Chap. 4: Emissions & Urban Air

Plants, animals, and machines all contribute chemicals to the air we breathe. Over hundreds of millions of years, the atmosphere changed in response to biological and geological processes, and, in turn, organisms evolved in response to a changing atmosphere. In this chapter I look at the issues involving air, covering the causes and consequences of contributions from both human and nonhuman organisms.

Humans usually dominate emissions in urban areas. Air quality studies categorize emission sources as either point or nonpoint, roughly corresponding to fixed or moving, respectively. Both types of emissions roughly match maps of population density, at least in the United States. A number of studies demonstrate the clear connection between transportation and urban air quality, including an opportunity presented by the 1996 Summer Olympics in Atlanta, Georgia. Looking on the positive side, the United States undertook serious efforts to improve air quality, with good reductions measured and reported by the Environmental Protection Agency. Still, the United States measures some of these emissions in pounds per person per day.

Vegetation and soils also emit chemicals, often as a by-product of evolution in the face of herbivory, competition, and environmental stresses that yielded chemical responses and defenses. These emissions can reduce air quality in urban areas, with some tree species being worse “violators” than others. Using various information sources, biogenic emissions across North America shows some regions with particularly high emissions, one area being the mountains of the southeastern United States, just upwind of Durham, North Carolina. Though biogenic emissions fall well below fossil-fuel emissions, considering their propensity to interact with other chemicals, they have important air quality implications.

These emissions feed into, among other pollutants, ozone formation in the hot summer months. For a more complete understanding of urban pollution, I provide an overview of the chemical reactions that link volatile organic compounds (VOCs), reactive nitrogen, sunshine, ozone, and eye-stinging pollutants. A particularly revealing example follows the emissions plume from a coal-burning electrical power plant, in this case, with emissions producing ozone just as the plume sweeps over Nashville, Tennessee. This example helps explain several urban situations where transportation produce emissions. It would be convenient to blame some regulatory agency for falling down on the job, but these ozone-producing reactions have complicated dynamics depending on the ratio of VOCs to reactive nitrogen.

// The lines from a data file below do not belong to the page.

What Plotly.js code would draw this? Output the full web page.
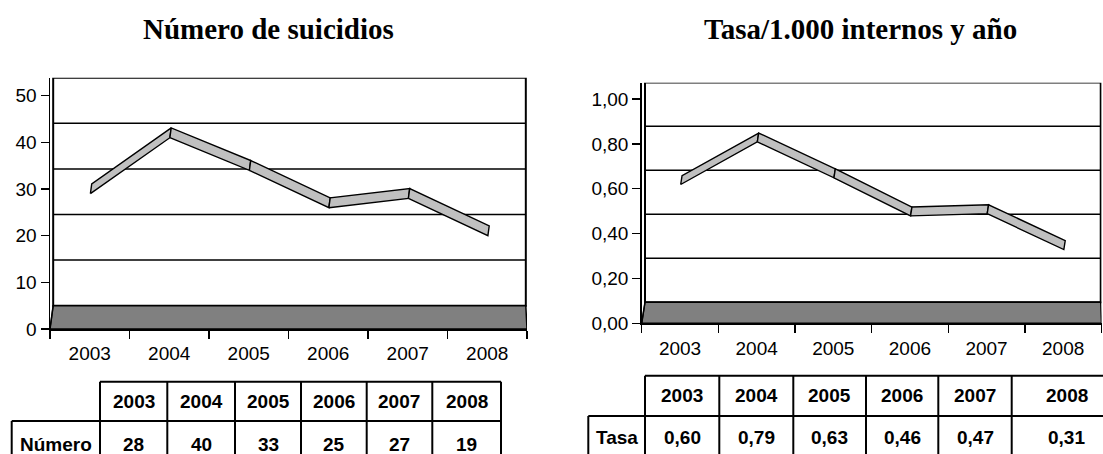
<!DOCTYPE html>
<html>
<head>
<meta charset="utf-8">
<script src="https://cdn.plot.ly/plotly-3.0.1.min.js"></script>
<style>html,body{margin:0;padding:0;background:#fff;}#chart{width:1103px;height:454px;}</style>
</head>
<body>
<div id="chart"></div>
<script>
// ---- data ----
const years = ["2003", "2004", "2005", "2006", "2007", "2008"];
const numero = [28, 40, 33, 25, 27, 19];
const tasa = [0.60, 0.79, 0.63, 0.46, 0.47, 0.31];
const numeroLabels = ["28", "40", "33", "25", "27", "19"];
const tasaLabels = ["0,60", "0,79", "0,63", "0,46", "0,47", "0,31"];
const titleLeft = "Número de suicidios";
const titleRight = "Tasa/1.000 internos y año";
const rowLabelLeft = "Número";
const rowLabelRight = "Tasa";
const yTicksLeft = [0, 10, 20, 30, 40, 50];
const yTicksRight = [0, 0.2, 0.4, 0.6, 0.8, 1.0];

// ---- layout helpers ----
const W = 1103, H = 454;
const px = x => x / W;
const py = y => 1 - y / H;

const charts = [
  {xa: "x", ya: "y", xk: "xaxis", yk: "yaxis", x0: 50, x1: 527, yb: 329, yt: 77.7,
   ymax: 53.86, depth: 5, scale: 0.977, wallTop: 50, wallDx: 0.04, wallDxR: 0.015,
   values: numero, ticks: yTicksLeft, fmt: "d"},
  {xa: "x2", ya: "y2", xk: "xaxis2", yk: "yaxis2", x0: 641.7, x1: 1101.5, yb: 323.3, yt: 82.7,
   ymax: 1.0727, depth: 0.094, scale: 0.98, wallTop: 1.0, wallDx: 0.043, wallDxR: 0.01,
   values: tasa, ticks: yTicksRight, fmt: ".2f"}
];

const tickFont = {family: "Liberation Sans, Arial, sans-serif", size: 19, color: "#000"};
const boldFont = {family: "Liberation Sans, Arial, sans-serif", size: 19, color: "#000", weight: "bold"};
const titleFont = {family: "Liberation Serif, Times New Roman, serif", size: 29, color: "#000", weight: "bold"};

const layout = {
  width: W, height: H, margin: {l: 0, r: 0, t: 0, b: 0},
  paper_bgcolor: "#fff", plot_bgcolor: "rgba(0,0,0,0)",
  showlegend: false, separators: ",.",
  shapes: [], annotations: []
};
const traces = [];
const xIdx = years.map((_, i) => i);
const boundaries = [-0.5, 0.5, 1.5, 2.5, 3.5, 4.5, 5.5];

charts.forEach(c => {
  layout[c.xk] = {
    domain: [px(c.x0), px(c.x1)], range: [-0.5, 5.5], anchor: c.ya,
    tickmode: "array", tickvals: xIdx, ticktext: years,
    ticks: "outside", ticklen: 7, tickcolor: "rgba(0,0,0,0)",
    minor: {tickmode: "array", tickvals: boundaries, ticks: "outside", ticklen: 8, tickwidth: 1.3, tickcolor: "#000", showgrid: false},
    showline: true, linecolor: "#000", linewidth: 1.5,
    showgrid: false, zeroline: false, tickfont: tickFont, fixedrange: true
  };
  layout[c.yk] = {
    domain: [py(c.yb), py(c.yt)], range: [0, c.ymax], anchor: c.xa,
    tickmode: "array", tickvals: c.ticks, tickformat: c.fmt,
    ticks: "outside", ticklen: 8, tickwidth: 1.3, tickcolor: "#000",
    showline: true, linecolor: "#000", linewidth: 1.5,
    showgrid: false, zeroline: false, tickfont: tickFont, fixedrange: true
  };
  const back = v => c.depth + v * c.scale;
  const bl = -0.5 + c.wallDx, br = 5.5 - c.wallDxR;
  // back wall
  layout.shapes.push({type: "rect", xref: c.xa, yref: c.ya, x0: bl, x1: br, y0: back(0), y1: back(c.wallTop),
    fillcolor: "#fff", line: {color: "#000", width: 2}, layer: "below"});
  // back gridlines
  c.ticks.slice(1, -1).forEach(v => {
    layout.shapes.push({type: "line", xref: c.xa, yref: c.ya, x0: bl, x1: br, y0: back(v), y1: back(v),
      line: {color: "#000", width: 1.5}, layer: "below"});
  });
  // floor
  layout.shapes.push({type: "path", xref: c.xa, yref: c.ya,
    path: `M -0.5 0 L 5.5 0 L ${br} ${back(0)} L ${bl} ${back(0)} Z`,
    fillcolor: "#808080", line: {color: "#000", width: 1.5}, layer: "below"});
  // left wall edge
  layout.shapes.push({type: "line", xref: c.xa, yref: c.ya, x0: -0.5, y0: 0, x1: bl, y1: back(0),
    line: {color: "#000", width: 1.2}, layer: "below"});
  // ribbon segments
  const loF = 0.2, hiF = 0.62;
  for (let i = 0; i < c.values.length - 1; i++) {
    const a = c.values[i], b = c.values[i + 1];
    const xl = k => k + c.wallDx * loF, xh = k => k + c.wallDx * hiF;
    traces.push({
      type: "scatter", mode: "lines", xaxis: c.xa, yaxis: c.ya,
      x: [xl(i), xl(i + 1), xh(i + 1), xh(i), xl(i)],
      y: [a + c.depth * loF, b + c.depth * loF, b + c.depth * hiF, a + c.depth * hiF, a + c.depth * loF],
      fill: "toself", fillcolor: "#c0c0c0", line: {color: "#000", width: 1.4},
      hoverinfo: "skip"
    });
  }
});

// titles
layout.annotations.push({text: titleLeft, xref: "paper", yref: "paper", x: px(268), y: py(29),
  xanchor: "center", yanchor: "middle", showarrow: false, font: titleFont});
layout.annotations.push({text: titleRight, xref: "paper", yref: "paper", x: px(860), y: py(29),
  xanchor: "center", yanchor: "middle", showarrow: false, font: titleFont});

// data tables
const tables = [
  {cols: [100, 167.3, 235, 301, 366.7, 432.3, 501], labelLeft: 11.7, top: 381.7, mid: 421, bottom: 470,
   headY: 401.3, valY: 444.3, label: rowLabelLeft, vals: numeroLabels},
  {cols: [645, 719.3, 793.3, 866, 938.3, 1011.7, 1122], labelLeft: 588.3, top: 375.7, mid: 416, bottom: 470,
   headY: 395.7, valY: 437, label: rowLabelRight, vals: tasaLabels}
];
const tl = (x0, y0, x1, y1) => layout.shapes.push({type: "line", xref: "paper", yref: "paper",
  x0: px(x0), y0: py(y0), x1: px(x1), y1: py(y1), line: {color: "#000", width: 2}});
tables.forEach(t => {
  const last = t.cols[t.cols.length - 1];
  tl(t.cols[0], t.top, last, t.top);
  tl(t.labelLeft, t.mid, last, t.mid);
  t.cols.forEach(cx => tl(cx, t.top, cx, t.bottom));
  tl(t.labelLeft, t.mid, t.labelLeft, t.bottom);
  years.forEach((yr, i) => {
    const cx = (t.cols[i] + t.cols[i + 1]) / 2;
    const xc = i === years.length - 1 && t.cols[i + 1] > W ? t.cols[i] + 55 : cx;
    layout.annotations.push({text: yr, xref: "paper", yref: "paper", x: px(xc), y: py(t.headY),
      xanchor: "center", yanchor: "middle", showarrow: false, font: boldFont});
    layout.annotations.push({text: t.vals[i], xref: "paper", yref: "paper", x: px(xc), y: py(t.valY),
      xanchor: "center", yanchor: "middle", showarrow: false, font: boldFont});
  });
  layout.annotations.push({text: t.label, xref: "paper", yref: "paper", x: px((t.labelLeft + t.cols[0]) / 2),
    y: py(t.valY), xanchor: "center", yanchor: "middle", showarrow: false, font: boldFont});
});

Plotly.newPlot("chart", traces, layout, {staticPlot: true, displayModeBar: false});
</script>
</body>
</html>
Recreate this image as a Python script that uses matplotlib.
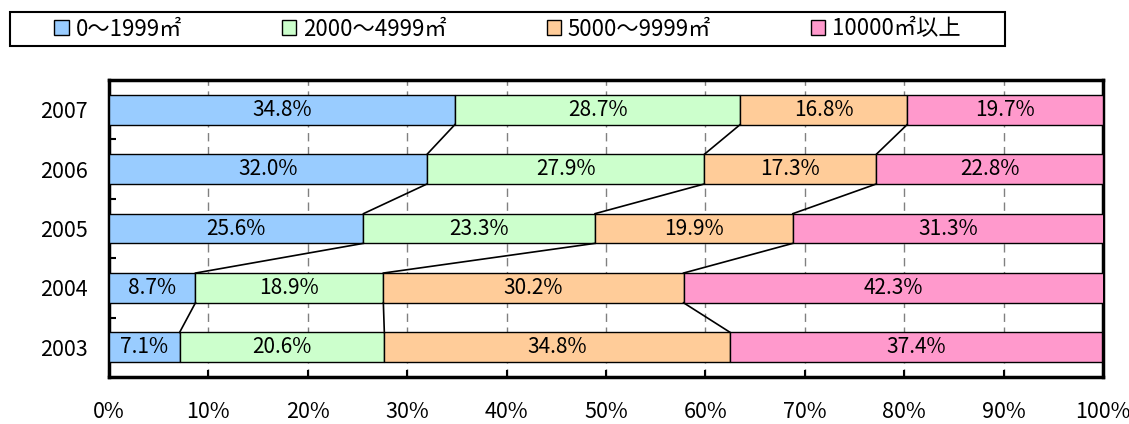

Sometimes one thing should be reduced, sometimes the other, and sometimes climate plays a major role. Given that these emisssions vary greatly over the United States, as we saw in the previous chapter, nationwide regulations seem elusive.

Still, cities have higher ozone levels than rural areas: in the worst of times more than double the ozone levels. Although in a later chapter we examine ozone’s health effects, here I show that vegetation also suffers from high ozone levels. Indeed, high ozone levels reduce wheat and potato yields by about 30%, meaning that farms surrounding cities might have problems beyond urban sprawl.